§ EXERCISE INSTRUCTIONS: Omit the pictures and print exactly the lines of the listing below, starting at the first and ending at the line containing "from matplotlib.ticker import NullLocator".

§ STORED DATA:
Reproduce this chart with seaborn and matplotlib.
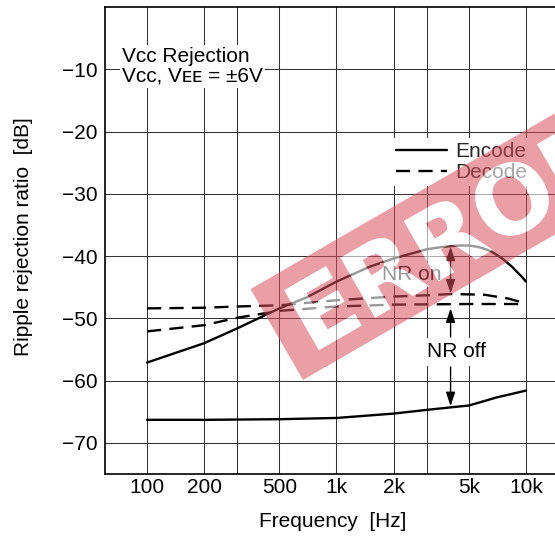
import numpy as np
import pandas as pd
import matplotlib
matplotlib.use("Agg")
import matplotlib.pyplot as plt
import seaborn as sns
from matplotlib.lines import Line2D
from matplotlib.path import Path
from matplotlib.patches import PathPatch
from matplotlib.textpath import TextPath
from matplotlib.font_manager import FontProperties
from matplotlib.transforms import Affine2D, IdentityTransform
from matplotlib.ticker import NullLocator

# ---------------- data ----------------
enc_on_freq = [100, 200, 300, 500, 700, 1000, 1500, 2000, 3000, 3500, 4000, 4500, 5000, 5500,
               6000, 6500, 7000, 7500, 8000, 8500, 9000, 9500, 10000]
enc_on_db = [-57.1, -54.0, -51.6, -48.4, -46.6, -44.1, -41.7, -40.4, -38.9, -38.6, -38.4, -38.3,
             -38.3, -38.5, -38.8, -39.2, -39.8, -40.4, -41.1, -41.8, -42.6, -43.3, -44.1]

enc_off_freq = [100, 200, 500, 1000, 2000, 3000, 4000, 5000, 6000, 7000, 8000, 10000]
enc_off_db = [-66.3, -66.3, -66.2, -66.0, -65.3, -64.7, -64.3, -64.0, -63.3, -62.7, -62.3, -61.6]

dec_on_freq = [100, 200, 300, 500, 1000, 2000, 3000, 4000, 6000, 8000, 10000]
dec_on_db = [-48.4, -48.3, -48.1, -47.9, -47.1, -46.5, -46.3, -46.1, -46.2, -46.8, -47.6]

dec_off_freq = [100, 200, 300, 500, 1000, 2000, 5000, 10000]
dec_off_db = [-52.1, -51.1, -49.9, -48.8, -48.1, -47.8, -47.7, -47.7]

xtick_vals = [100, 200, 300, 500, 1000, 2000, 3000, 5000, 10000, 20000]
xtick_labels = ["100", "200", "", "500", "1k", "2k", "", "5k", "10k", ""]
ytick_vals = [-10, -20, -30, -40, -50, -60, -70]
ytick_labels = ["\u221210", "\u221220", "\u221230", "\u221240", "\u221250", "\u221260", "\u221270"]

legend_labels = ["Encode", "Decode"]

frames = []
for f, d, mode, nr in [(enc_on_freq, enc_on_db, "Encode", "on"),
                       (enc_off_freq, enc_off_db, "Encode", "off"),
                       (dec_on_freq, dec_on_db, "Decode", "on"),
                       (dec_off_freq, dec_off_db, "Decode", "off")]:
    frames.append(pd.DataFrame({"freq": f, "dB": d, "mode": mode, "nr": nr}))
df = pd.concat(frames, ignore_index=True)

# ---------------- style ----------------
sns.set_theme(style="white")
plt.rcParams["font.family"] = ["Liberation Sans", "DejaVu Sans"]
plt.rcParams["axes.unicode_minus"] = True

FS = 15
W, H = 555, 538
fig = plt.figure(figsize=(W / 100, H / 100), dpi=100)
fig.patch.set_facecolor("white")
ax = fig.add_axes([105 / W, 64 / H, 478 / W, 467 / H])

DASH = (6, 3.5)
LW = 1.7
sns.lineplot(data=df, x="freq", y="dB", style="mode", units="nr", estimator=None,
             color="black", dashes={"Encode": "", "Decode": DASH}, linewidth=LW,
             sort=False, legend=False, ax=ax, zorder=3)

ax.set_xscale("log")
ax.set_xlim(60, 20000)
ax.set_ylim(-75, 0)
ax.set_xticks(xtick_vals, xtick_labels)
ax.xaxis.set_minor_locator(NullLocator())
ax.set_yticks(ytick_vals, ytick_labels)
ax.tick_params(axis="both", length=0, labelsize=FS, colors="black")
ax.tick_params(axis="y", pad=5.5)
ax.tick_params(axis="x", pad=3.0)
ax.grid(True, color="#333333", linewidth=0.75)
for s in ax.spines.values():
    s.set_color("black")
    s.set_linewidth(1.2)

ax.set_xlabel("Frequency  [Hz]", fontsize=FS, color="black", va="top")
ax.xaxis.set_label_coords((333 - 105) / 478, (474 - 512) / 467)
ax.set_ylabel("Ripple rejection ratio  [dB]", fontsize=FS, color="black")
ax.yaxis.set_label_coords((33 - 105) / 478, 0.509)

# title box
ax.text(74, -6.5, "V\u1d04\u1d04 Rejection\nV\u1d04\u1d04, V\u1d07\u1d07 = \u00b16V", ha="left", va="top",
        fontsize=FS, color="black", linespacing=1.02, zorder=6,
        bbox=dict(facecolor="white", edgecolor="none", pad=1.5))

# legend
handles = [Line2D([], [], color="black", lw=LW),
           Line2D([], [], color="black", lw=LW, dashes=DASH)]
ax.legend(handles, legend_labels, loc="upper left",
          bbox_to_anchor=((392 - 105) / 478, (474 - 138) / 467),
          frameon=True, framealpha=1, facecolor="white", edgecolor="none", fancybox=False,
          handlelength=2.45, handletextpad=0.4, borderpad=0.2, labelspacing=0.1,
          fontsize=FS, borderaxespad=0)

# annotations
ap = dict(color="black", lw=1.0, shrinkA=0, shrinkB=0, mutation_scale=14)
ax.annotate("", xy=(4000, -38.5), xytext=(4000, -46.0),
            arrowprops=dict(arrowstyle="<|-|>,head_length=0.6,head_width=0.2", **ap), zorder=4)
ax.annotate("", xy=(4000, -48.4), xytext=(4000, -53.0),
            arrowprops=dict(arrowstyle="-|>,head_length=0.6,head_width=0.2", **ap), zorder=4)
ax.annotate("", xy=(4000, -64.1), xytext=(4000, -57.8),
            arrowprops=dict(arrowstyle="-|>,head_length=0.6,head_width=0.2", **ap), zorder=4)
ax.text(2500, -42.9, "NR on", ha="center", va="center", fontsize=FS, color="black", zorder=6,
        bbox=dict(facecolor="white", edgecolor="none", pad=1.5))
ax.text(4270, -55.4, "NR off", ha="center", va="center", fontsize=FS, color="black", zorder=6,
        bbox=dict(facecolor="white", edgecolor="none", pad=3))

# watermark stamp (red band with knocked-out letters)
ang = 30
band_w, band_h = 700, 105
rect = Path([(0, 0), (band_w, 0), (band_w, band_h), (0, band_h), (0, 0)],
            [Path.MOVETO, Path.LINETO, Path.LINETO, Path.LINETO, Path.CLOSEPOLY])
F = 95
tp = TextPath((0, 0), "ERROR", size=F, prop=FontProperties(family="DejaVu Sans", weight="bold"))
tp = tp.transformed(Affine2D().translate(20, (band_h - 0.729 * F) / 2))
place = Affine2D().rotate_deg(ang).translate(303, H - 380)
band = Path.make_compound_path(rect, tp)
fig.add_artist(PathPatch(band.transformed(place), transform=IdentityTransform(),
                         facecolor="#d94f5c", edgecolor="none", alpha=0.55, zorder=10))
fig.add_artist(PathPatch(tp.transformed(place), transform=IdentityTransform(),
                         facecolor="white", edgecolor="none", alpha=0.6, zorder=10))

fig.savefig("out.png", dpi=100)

§ TASK ANSWER:
Reproduce this chart with seaborn and matplotlib.
import numpy as np
import pandas as pd
import matplotlib
matplotlib.use("Agg")
import matplotlib.pyplot as plt
import seaborn as sns
from matplotlib.lines import Line2D
from matplotlib.path import Path
from matplotlib.patches import PathPatch
from matplotlib.textpath import TextPath
from matplotlib.font_manager import FontProperties
from matplotlib.transforms import Affine2D, IdentityTransform
from matplotlib.ticker import NullLocator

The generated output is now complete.